Tech, Class, And Bots

    Reading and writing Market Street with social geo data.

    To get to the Open Lab, Saito drove across the country. On the way, Saito saw the contrast between the cities and neighborhoods that were implementing digital infrastructure and those that weren’t. Now, Saito’s here, walking down Market Street, unavoidably confronted by the disparity between the tech workers, those who cater to them and the homeless.

    On 10/15, Saito built a bot. The bot scraped geo-located tweets in a 600-foot radius from the lab. Saito noticed that on Twitter the homeless were only represented indirectly by the SF311 reports, an automated system mostly dedicated to removing traces of homelessness from the streets. Saito thought it wrong that the homeless could only be represented by the language of the people in the class above them.

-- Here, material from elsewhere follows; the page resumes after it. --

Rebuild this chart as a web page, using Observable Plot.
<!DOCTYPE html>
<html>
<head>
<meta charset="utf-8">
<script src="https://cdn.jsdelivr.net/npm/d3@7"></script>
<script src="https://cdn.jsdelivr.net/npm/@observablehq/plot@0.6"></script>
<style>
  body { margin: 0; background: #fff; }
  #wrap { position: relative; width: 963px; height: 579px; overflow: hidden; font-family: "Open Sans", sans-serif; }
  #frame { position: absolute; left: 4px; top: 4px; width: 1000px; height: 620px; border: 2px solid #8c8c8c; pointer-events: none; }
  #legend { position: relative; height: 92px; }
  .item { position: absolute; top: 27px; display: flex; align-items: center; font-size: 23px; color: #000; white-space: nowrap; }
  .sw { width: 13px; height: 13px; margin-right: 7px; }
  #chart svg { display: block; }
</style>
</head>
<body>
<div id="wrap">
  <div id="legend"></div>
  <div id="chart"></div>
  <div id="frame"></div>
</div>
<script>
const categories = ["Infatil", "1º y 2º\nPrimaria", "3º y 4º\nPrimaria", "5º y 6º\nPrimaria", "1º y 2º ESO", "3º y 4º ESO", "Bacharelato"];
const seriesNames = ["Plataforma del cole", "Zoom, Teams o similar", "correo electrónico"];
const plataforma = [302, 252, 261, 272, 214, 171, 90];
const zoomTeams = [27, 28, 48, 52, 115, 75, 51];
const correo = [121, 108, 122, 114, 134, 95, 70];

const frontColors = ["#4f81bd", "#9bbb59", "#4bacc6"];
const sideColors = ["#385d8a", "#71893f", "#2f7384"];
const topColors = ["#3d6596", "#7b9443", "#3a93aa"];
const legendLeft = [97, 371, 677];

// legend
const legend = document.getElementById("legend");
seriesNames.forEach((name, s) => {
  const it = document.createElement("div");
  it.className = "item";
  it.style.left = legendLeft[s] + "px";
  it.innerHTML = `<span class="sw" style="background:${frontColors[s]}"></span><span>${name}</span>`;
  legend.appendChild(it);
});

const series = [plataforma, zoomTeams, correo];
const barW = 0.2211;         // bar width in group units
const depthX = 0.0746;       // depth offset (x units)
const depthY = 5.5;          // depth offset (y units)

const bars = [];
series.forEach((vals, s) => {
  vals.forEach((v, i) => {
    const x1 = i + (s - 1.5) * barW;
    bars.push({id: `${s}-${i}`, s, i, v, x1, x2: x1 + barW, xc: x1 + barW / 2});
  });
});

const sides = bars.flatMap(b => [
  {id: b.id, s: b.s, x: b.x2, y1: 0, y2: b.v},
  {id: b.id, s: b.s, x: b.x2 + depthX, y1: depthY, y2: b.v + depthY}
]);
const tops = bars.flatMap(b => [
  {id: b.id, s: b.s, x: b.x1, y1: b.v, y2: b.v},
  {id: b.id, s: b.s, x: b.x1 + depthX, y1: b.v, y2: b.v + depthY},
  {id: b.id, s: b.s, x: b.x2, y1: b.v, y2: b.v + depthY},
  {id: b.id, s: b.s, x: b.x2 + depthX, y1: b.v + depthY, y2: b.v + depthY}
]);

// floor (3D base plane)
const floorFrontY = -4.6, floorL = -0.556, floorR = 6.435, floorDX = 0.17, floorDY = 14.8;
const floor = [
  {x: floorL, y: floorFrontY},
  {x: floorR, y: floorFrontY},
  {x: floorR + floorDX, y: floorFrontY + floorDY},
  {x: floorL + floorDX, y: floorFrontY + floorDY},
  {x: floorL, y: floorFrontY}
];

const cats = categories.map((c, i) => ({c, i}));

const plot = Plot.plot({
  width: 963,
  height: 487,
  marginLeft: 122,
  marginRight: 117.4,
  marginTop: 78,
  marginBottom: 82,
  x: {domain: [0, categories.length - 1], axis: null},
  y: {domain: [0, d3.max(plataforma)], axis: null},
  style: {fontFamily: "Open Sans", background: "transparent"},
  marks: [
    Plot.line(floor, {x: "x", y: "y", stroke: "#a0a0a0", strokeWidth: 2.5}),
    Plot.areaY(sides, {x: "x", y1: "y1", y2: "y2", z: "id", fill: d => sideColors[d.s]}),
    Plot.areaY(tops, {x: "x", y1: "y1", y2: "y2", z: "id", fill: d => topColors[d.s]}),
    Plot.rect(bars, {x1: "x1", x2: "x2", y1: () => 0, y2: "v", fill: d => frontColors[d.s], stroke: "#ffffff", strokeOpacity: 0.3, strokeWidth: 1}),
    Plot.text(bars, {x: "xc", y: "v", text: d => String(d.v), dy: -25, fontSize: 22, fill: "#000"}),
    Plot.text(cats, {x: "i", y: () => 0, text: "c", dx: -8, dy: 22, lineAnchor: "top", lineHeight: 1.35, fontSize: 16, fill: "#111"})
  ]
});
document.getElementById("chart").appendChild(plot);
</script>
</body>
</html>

    Saito took those tweets and remixed them. Saito "mentioned" the users whose data had been scraped, then walked out onto Market Street, with a projector and a battery, firing the text on a wall. Most people walked straight through the projection, but several stopped. They asked, “What are you doing?” and Saito said, “I’m building an anti-anti-homelessness bot.” Then, they talked.

    Saito talked to people about the changes they’d seen in the neighborhood, about the 311 requests, about the pulse and the energy in the street. About technology. And access. Saito directed people to the repository: “The bot’s up there if you want to download it. The text’s up there if you want to download it. Recipes for how to combine projectors and batteries are also there. It’s yours to mess with.”

    This is Saito’s fellowship: an unfolding process of probing San Francisco and the forms of human-machine collaboration. As the fellowship continues, Saito will deepen connections to SF art and activist institutions, like the Sudo Room. Saito will improve the tools for listening, gathering, analyzing, visualizing, and generating text. Saito will explore the potential, the conflict and the vertigo.